23 March 2008

A response to Change is What We Do: Changing Times, Changing Constitution

The election of the SNP has pushed constitutional politics back to the forefront. I share the view that the prime concern of the majority of Scots is not the redrafting of the constitutional blueprints of our country. Their major concerns are that politicians should tackle issues such as the ones discussed above. A better health service, better education, a growing economy with better jobs, safer communities with less crime - these are the people’s priorities.

This has been at the heart of the Scottish Labour paradox in 1999, 2003 and 2007. They argue that no one wants to talk about the constitution, and then campaign primarily on why the SNP's vision of the constitution is a bad thing. If people want their politicians to focus on health, education, the economy and crime, and if Labour recognise this, why do they spend so much time obsessing over the Union and trying to head the SNP off at the political pass?

Our strategy has three foundations. Firstly, the weakness in the SNP’s position is that there has never been any credible opinion poll in Scotland which has shown majority support for independence. Two substantial academic surveys undertaken during the 2007 election showed that no more than a quarter of the Scottish electorate supported independence.

Then why not put the issue in full to the people, and win what she must believe would be a massive victory?

Secondly, maintaining the Union continues to command majority support. This is shown not only by opinion polls, but by election results. In 2007, Unionist parties were supported by 65 per cent of the electorate. By no stretch of the imagination is it possible to argue that Scots wish to dissolve the Union.

Thirdly, there is majority support for the present constitutional arrangements of a strong Scottish Parliament within the United Kingdom. There is no desire to revert to the pre-devolution arrangements. There is, however, a desire to discuss whether the present powers of the Scottish Parliament are right for our times.

She has to convince Labour MPs of this. And she has to acknowledge that according to election results, "more powers" beats "status quo" and "fewer powers" - an option being considered at Westminster. But there is not majority support for the present constitutional arrangements: rather, election results - with the LibDems and even the Tories supporting further economic powers for the Parliament - show that voters want the Parliament to be stronger than it is today.

Better governance was the reason, and that reason alone, that in opposition we campaigned for a Scottish Parliament, and in government we delivered the Scottish Parliament.

This is an outright lie. Why else would George Robertson make the time to predict - quite erroneously, as it turns out - that "devolution would kill the SNP stone dead?
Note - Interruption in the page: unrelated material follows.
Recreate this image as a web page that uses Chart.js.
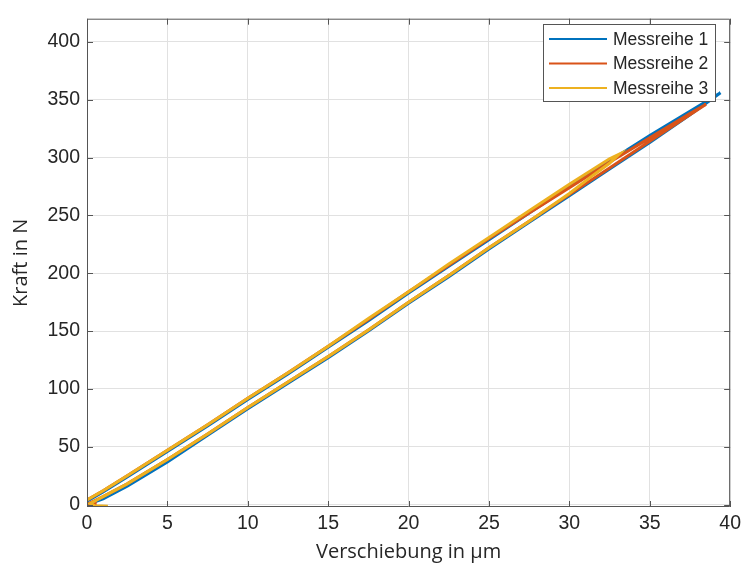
<!DOCTYPE html>
<html>
<head>
<meta charset="utf-8">
<script src="https://cdn.jsdelivr.net/npm/chart.js@4.4.1/dist/chart.umd.min.js"></script>
<style>
  html, body { margin: 0; padding: 0; background: #ffffff; }
  canvas { display: block; }
</style>
</head>
<body>
<canvas id="chart" width="746" height="572"></canvas>
<script>
// Kraft-Weg-Messung: Belastung und Entlastung, drei Messreihen
const seriesNames  = ['Messreihe 1', 'Messreihe 2', 'Messreihe 3'];
const seriesColors = ['#0072BD', '#D95319', '#EDB120'];

const xTicks = [0, 5, 10, 15, 20, 25, 30, 35, 40];
const yTicks = [0, 50, 100, 150, 200, 250, 300, 350, 400];

// Messreihe 1: Weg in µm, Kraft in N
const weg1   = [0, 1, 2.5, 5, 7.5, 10, 12.5, 15, 17.5, 20, 22.5, 25, 27.5, 30, 32.5, 35, 37.5, 39.4,
                38.5, 37.5, 35, 32.5, 30, 27.5, 25, 22.5, 20, 17.5, 15, 12.5, 10, 7.5, 5, 2.5, 1, 0];
const kraft1 = [3, 11, 24, 46, 68, 91, 113, 136, 159, 183, 206, 229, 252, 275, 297, 319, 340, 356,
                347, 337, 313, 290, 267, 244, 221, 197, 174, 150, 127, 105, 83, 60, 37, 16, 5, 0];

// Messreihe 2
const weg2   = [0, 1, 2.5, 5, 7.5, 10, 12.5, 15, 17.5, 20, 22.5, 25, 27.5, 30, 32.5, 35, 37.5, 38.5,
                37.5, 35, 32.5, 30, 27.5, 25, 22.5, 20, 17.5, 15, 12.5, 10, 7.5, 5, 2.5, 1, 0.1, 0.6];
const kraft2 = [4, 12, 25, 47, 69, 92, 114, 137, 160, 184, 207, 230, 252, 274, 296, 317, 338, 346,
                337, 314, 291, 268, 245, 222, 198, 175, 151, 128, 106, 84, 61, 39, 18, 7, 1, 1];

// Messreihe 3
const weg3   = [0, 1, 2.5, 5, 7.5, 10, 12.5, 15, 17.5, 20, 22.5, 25, 27.5, 30, 32.5, 33.1,
                32.5, 31.5, 30, 27.5, 25, 22.5, 20, 17.5, 15, 12.5, 10, 7.5, 5, 2.5, 1, 0.2, 0.5, 1.3];
const kraft3 = [4, 12, 25, 47, 69, 92, 114, 137, 161, 184, 208, 231, 254, 277, 299, 303,
                295, 285, 269, 245, 222, 198, 175, 151, 128, 106, 84, 61, 39, 18, 7, 1, -1, -1.3];

const wegReihen   = [weg1, weg2, weg3];
const kraftReihen = [kraft1, kraft2, kraft3];

const FONT = "'Liberation Sans', Arial, Helvetica, sans-serif";
const TITLE_FONT = "'Open Sans', 'Noto Sans', sans-serif";
const TEXT = '#262626';

const datasets = seriesNames.map((name, i) => ({
  label: name,
  data: wegReihen[i].map((w, k) => ({ x: w, y: kraftReihen[i][k] })),
  borderColor: seriesColors[i],
  backgroundColor: seriesColors[i],
  borderWidth: 3,
  showLine: true,
  pointRadius: 0,
  tension: 0,
  fill: false,
  order: seriesNames.length - i   // spätere Reihen liegen oben
}));

// Achsenrahmen mit innenliegenden Teilstrichen und Legende im Diagramm
const frameAndLegend = {
  id: 'frameAndLegend',
  afterDraw(chart) {
    const { ctx, chartArea: a, scales: { x, y } } = chart;
    const tick = 6;
    ctx.save();
    ctx.strokeStyle = '#555555';
    ctx.lineWidth = 1;
    ctx.beginPath();
    ctx.rect(a.left + 0.5, a.top + 0.5, a.right - a.left - 1, a.bottom - a.top - 1);
    xTicks.forEach(v => {
      const px = Math.round(x.getPixelForValue(v)) + 0.5;
      ctx.moveTo(px, a.bottom); ctx.lineTo(px, a.bottom - tick);
      ctx.moveTo(px, a.top);    ctx.lineTo(px, a.top + tick);
    });
    yTicks.forEach(v => {
      const py = Math.round(y.getPixelForValue(v)) + 0.5;
      ctx.moveTo(a.left, py);  ctx.lineTo(a.left + tick, py);
      ctx.moveTo(a.right, py); ctx.lineTo(a.right - tick, py);
    });
    ctx.stroke();

    // Legende
    const box = { left: 543, top: 24, width: 173, height: 78 };
    ctx.fillStyle = '#ffffff';
    ctx.fillRect(box.left, box.top, box.width, box.height);
    ctx.strokeStyle = '#555555';
    ctx.strokeRect(box.left + 0.5, box.top + 0.5, box.width - 1, box.height - 1);
    ctx.font = '17.5px ' + FONT;
    ctx.textAlign = 'left';
    ctx.textBaseline = 'middle';
    chart.data.datasets.forEach((ds, i) => {
      const rowY = box.top + 15 + i * 24.5;
      ctx.strokeStyle = ds.borderColor;
      ctx.lineWidth = 2;
      ctx.beginPath();
      ctx.moveTo(box.left + 6, rowY);
      ctx.lineTo(box.left + 64, rowY);
      ctx.stroke();
      ctx.fillStyle = TEXT;
      ctx.fillText(ds.label, box.left + 70, rowY + 1);
    });
    ctx.restore();
  }
};

new Chart(document.getElementById('chart'), {
  type: 'scatter',
  data: { datasets },
  options: {
    responsive: false,
    animation: false,
    layout: { padding: { left: 0, top: 13, right: 15, bottom: 0 } },
    plugins: { legend: { display: false }, tooltip: { enabled: false } },
    scales: {
      x: {
        type: 'linear',
        min: 0,
        max: 40,
        afterBuildTicks: s => { s.ticks = xTicks.map(v => ({ value: v })); },
        afterFit: s => { s.height = 65; },
        grid: { color: '#e1e1e1', lineWidth: 1, drawTicks: false },
        border: { display: false },
        ticks: { padding: 5, color: TEXT, font: { family: FONT, size: 19.5 }, maxRotation: 0 },
        title: {
          display: true,
          text: 'Verschiebung in µm',
          color: TEXT,
          font: { family: TITLE_FONT, size: 20 },
          padding: { top: 0, bottom: 8 }
        }
      },
      y: {
        type: 'linear',
        min: -2,
        max: 420,
        afterBuildTicks: s => { s.ticks = yTicks.map(v => ({ value: v })); },
        afterFit: s => { s.width = 87; },
        grid: { color: '#e1e1e1', lineWidth: 1, drawTicks: false },
        border: { display: false },
        ticks: { padding: 7, color: TEXT, font: { family: FONT, size: 19.5 } },
        title: {
          display: true,
          text: 'Kraft in N',
          color: TEXT,
          font: { family: TITLE_FONT, size: 20 },
          padding: { top: 9, bottom: 0 }
        }
      }
    }
  },
  plugins: [frameAndLegend]
});
</script>
</body>
</html>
She then goes on to list some of the flaws in the devolution settlement: the West Lothian Question:

And following the rejection in a referendum of plans for an Assembly in North East England, most within Labour’s ranks have simply ignored the West Lothian Question. This, coupled with Tory sabre-rattling and the SNP’s entry into Government at Holyrood, is helping to fuel English irritations.

I can state quite categorically that the only English irritated by this are right-wing pundits, such as Kelvin McKenzie and Jon Gaunt, with his racist attack on the "Jockocracy". Some people ask why no one in England is proposing the things that people in Scotland are getting, rather than grumbling that the Scots should have them taken away. Most other people don't care as they're too busy trying to live their own life and what happens in Scotland isn't all that relevant to them.

She also explores weakness in the Parliament's financial powers. But her conclusion is fascinating:

Times change and new issues come to the fore – and after an eight-year bedding-down period a reassessment of the settlement’s operation is timely.

Before the election, Labour were saying the exact reverse. The only major change between 2007 and 2008 is the Government. I dispute Wendy Alexander and Labour's motives: this is nothing to do with better governance and everything to do with the current political strength of the SNP.